3D printed copper embedded carbon electrochemical sensors for the determination of total sugars to diagnose intestinal malabsorption

Malabsorption arises when the digestion or absorption of key nutrients, such as sugars, is impaired. While this condition can affect younger children and individuals with bowel disorders, it is particularly prevalent in the elderly. Early diagnosis of sugar malabsorption is critical for effective management; however, the widely used faecal Benedict’s reagent test frequently produces false positives and lacks sensitivity, underscoring the need for a more robust assay for total faecal sugar detection. We developed a dual-extruded (DE) 3D-printed electrode, composed of copper polylactic acid (Cu/PLA) and carbon black polylactic acid (CB/PLA) in a helix design.
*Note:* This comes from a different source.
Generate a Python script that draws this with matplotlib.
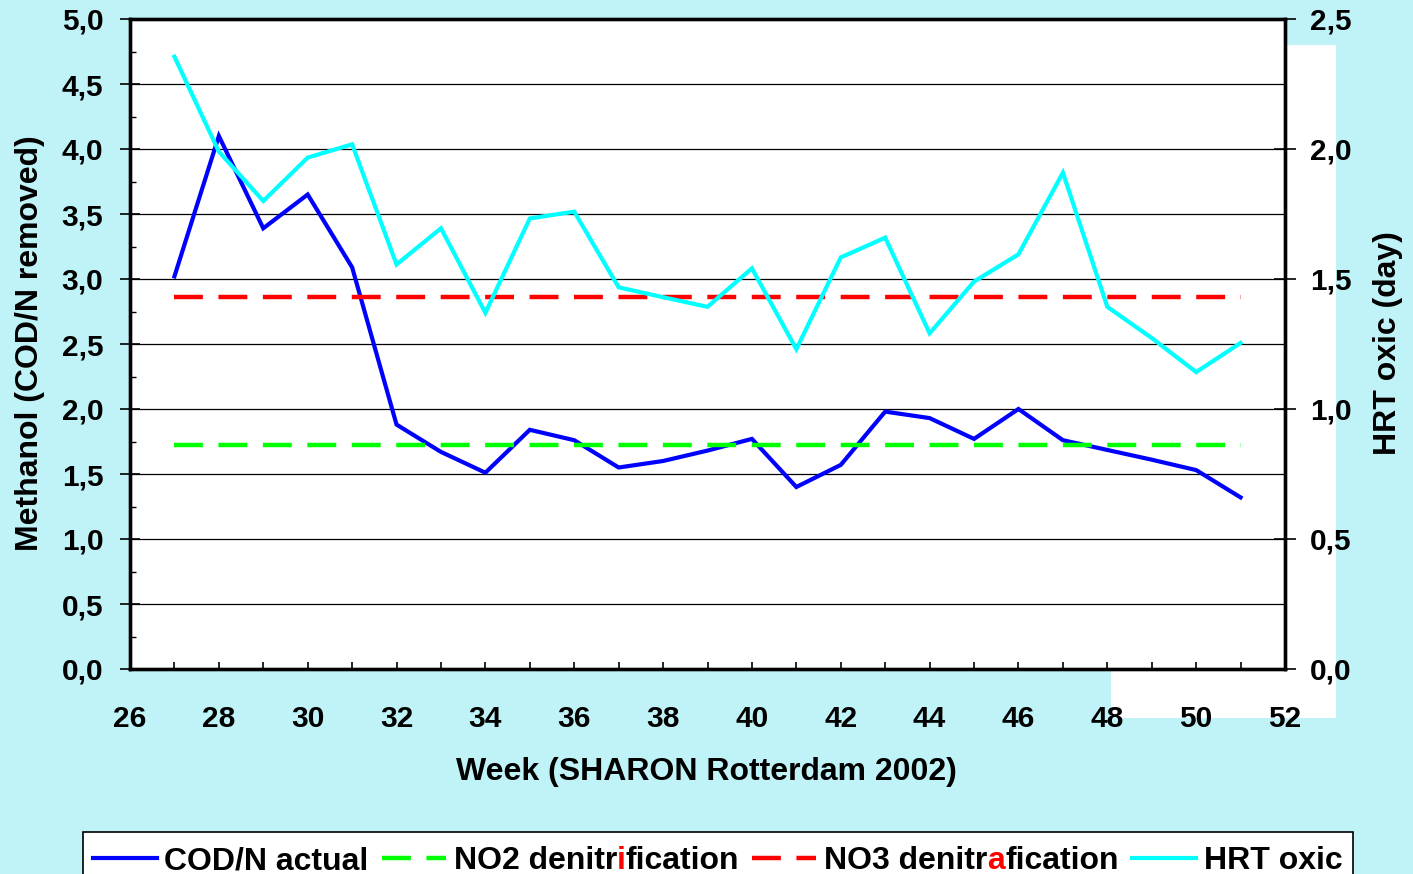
import matplotlib
matplotlib.use('Agg')
import matplotlib.pyplot as plt
from matplotlib.ticker import MultipleLocator, FuncFormatter
from matplotlib.patches import Rectangle
from matplotlib.lines import Line2D
from matplotlib.font_manager import FontProperties
from matplotlib.offsetbox import HPacker, VPacker, TextArea, DrawingArea, AnchoredOffsetbox

# ---- data ----
weeks = list(range(27, 52))
cod_n_actual = [3.02, 4.10, 3.39, 3.65, 3.09, 1.88, 1.67, 1.51, 1.84, 1.76,
                1.55, 1.60, 1.68, 1.77, 1.40, 1.57, 1.98, 1.93, 1.77, 2.00,
                1.76, 1.685, 1.61, 1.53, 1.32]
hrt_oxic = [2.355, 1.99, 1.80, 1.967, 2.018, 1.556, 1.695, 1.37, 1.733, 1.759,
            1.468, 1.43, 1.393, 1.541, 1.23, 1.583, 1.659, 1.291, 1.49, 1.595,
            1.909, 1.393, 1.273, 1.142, 1.254]
no2_level = 1.72
no3_level = 2.86
no2_denitrification = [no2_level] * len(weeks)
no3_denitrification = [no3_level] * len(weeks)
# legend labels: (before, highlighted letter, after)
legend_labels = [('COD/N actual', '', ''),
                 ('NO2 denitr', 'i', 'fication'),
                 ('NO3 denitr', 'a', 'fication'),
                 ('HRT oxic', '', '')]

plt.rcParams['font.family'] = ['Liberation Sans', 'DejaVu Sans']
plt.rcParams['font.weight'] = 'bold'

W, H = 1413, 874
BG = '#BFF3F7'
fig = plt.figure(figsize=(W / 100, H / 100), dpi=100, facecolor=BG)

# white block behind the right side
fig.add_artist(Rectangle((1111 / W, (H - 718) / H), 225 / W, 673 / H,
                         transform=fig.transFigure, facecolor='white',
                         edgecolor='none', zorder=-1))

ax = fig.add_axes([130 / W, (H - 669) / H, 1155 / W, 650 / H])
ax.set_facecolor('white')
ax2 = ax.twinx()

dash = (0, (6.5, 3.5))
styles = [dict(color='#0000FF', lw=3, linestyle='-'),
          dict(color='#00FF00', lw=3.2, linestyle=dash),
          dict(color='#FF0000', lw=3.2, linestyle=dash),
          dict(color='#00FFFF', lw=3, linestyle='-')]

ax.plot(weeks, cod_n_actual, solid_joinstyle='miter', **styles[0])
ax.plot(weeks, no2_denitrification, **styles[1])
ax.plot(weeks, no3_denitrification, **styles[2])
ax2.plot(weeks, hrt_oxic, solid_joinstyle='miter', **styles[3])

ax.set_xlim(26, 52)
ax.set_ylim(0, 5)
ax2.set_ylim(0, 2.5)

fmt = FuncFormatter(lambda v, p: f'{v:.1f}'.replace('.', ','))
ax.yaxis.set_major_locator(MultipleLocator(0.5))
ax.yaxis.set_minor_locator(MultipleLocator(0.25))
ax.yaxis.set_major_formatter(fmt)
ax2.yaxis.set_major_locator(MultipleLocator(0.5))
ax2.yaxis.set_major_formatter(fmt)
ax.xaxis.set_major_locator(MultipleLocator(2))
ax.xaxis.set_minor_locator(MultipleLocator(1))

ax.tick_params(axis='y', which='major', direction='inout', length=14.5, width=1.2,
               labelsize=21.5, pad=12)
ax.tick_params(axis='y', which='minor', direction='in', length=4.5, width=1.0)
ax.tick_params(axis='x', which='both', direction='in', length=5, width=1.2,
               labelsize=21.5, pad=26)
ax2.tick_params(axis='y', which='major', direction='inout', length=16, width=1.2,
                labelsize=21.5, pad=10)

ax.grid(axis='y', which='major', color='black', lw=0.9)
ax.set_axisbelow(True)
for a in (ax, ax2):
    for s in a.spines.values():
        s.set_linewidth(2.4)
        s.set_color('black')

fig.text(30 / W, (H - 343) / H, 'Methanol (COD/N removed)', rotation=90,
         ha='center', va='center', fontsize=23, fontweight='bold')
fig.text(1388 / W, (H - 343) / H, 'HRT oxic (day)', rotation=90,
         ha='center', va='center', fontsize=23, fontweight='bold')
fig.text(706.5 / W, (H - 772) / H, 'Week (SHARON Rotterdam 2002)',
         ha='center', va='center', fontsize=23, fontweight='bold')

# ---- legend (built from packers so single letters can be red) ----
PX = 0.72  # points per pixel at 100 dpi
fs = 23
handle_w, handle_h = 64 * PX, 30 * PX
entries = []
for (before, mid, after), st in zip(legend_labels, styles):
    da = DrawingArea(handle_w, handle_h, 0, 0)
    yl = handle_h / 2 + 3.5 * PX
    da.add_artist(Line2D([0, handle_w], [yl, yl], color=st['color'], lw=st['lw'],
                         linestyle=st['linestyle']))
    parts = [TextArea(before, textprops=dict(fontsize=fs, fontweight='bold', color='black'))]
    if mid:
        parts.append(TextArea(mid, textprops=dict(fontsize=fs, fontweight='bold', color='#FF0000')))
        parts.append(TextArea(after, textprops=dict(fontsize=fs, fontweight='bold', color='black')))
    label = HPacker(children=parts, sep=0, pad=0, align='baseline')
    entries.append(HPacker(children=[da, label], sep=8 * PX, pad=0, align='center'))
row = HPacker(children=entries, sep=13 * PX, pad=0, align='center')
spacer = DrawingArea(1, 4 * PX, 0, 0)
content = VPacker(children=[spacer, row], sep=0, pad=0, align='left')
box = AnchoredOffsetbox(loc='upper center', child=content, pad=10 * PX / fs,
                        borderpad=0, frameon=True,
                        bbox_to_anchor=(717.5 / W, (H - 832) / H),
                        bbox_transform=fig.transFigure,
                        prop=dict(size=fs))
box.patch.set_boxstyle('square', pad=0)
box.patch.set_facecolor('white')
box.patch.set_edgecolor('black')
box.patch.set_linewidth(1.2)
box.set_zorder(10)
fig.add_artist(box)

fig.savefig('out.png', dpi=100, facecolor=BG)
The DE electrode demonstrated superior stability compared to copper film-deposited CB/PLA electrodes and exhibited excellent batch-to-batch reproducibility. The DE electrode could detect both monosaccharides and disaccharides, with enhanced sensitivity toward monosaccharides. Crucially, the DE electrode identified subtle variations in total sugar levels arising from changes in concentration and composition, which Benedict’s reagent failed to detect. The DE electrode showed high selectivity for sugars over common faecal interferences and proved more effective than Benedict’s reagent in quantifying total sugars within faecal pellet samples. Notably, it detected an age-related increase in faecal sugar levels, a key diagnostic marker of malabsorption. Overall, the DE electrode represents a simple, reliable, and robust electrochemical sensor for stool analysis. By enabling sensitive and accurate measurement of total faecal sugars, it offers significant translational potential as a diagnostic screening tool for malabsorption, advancing clinical practice.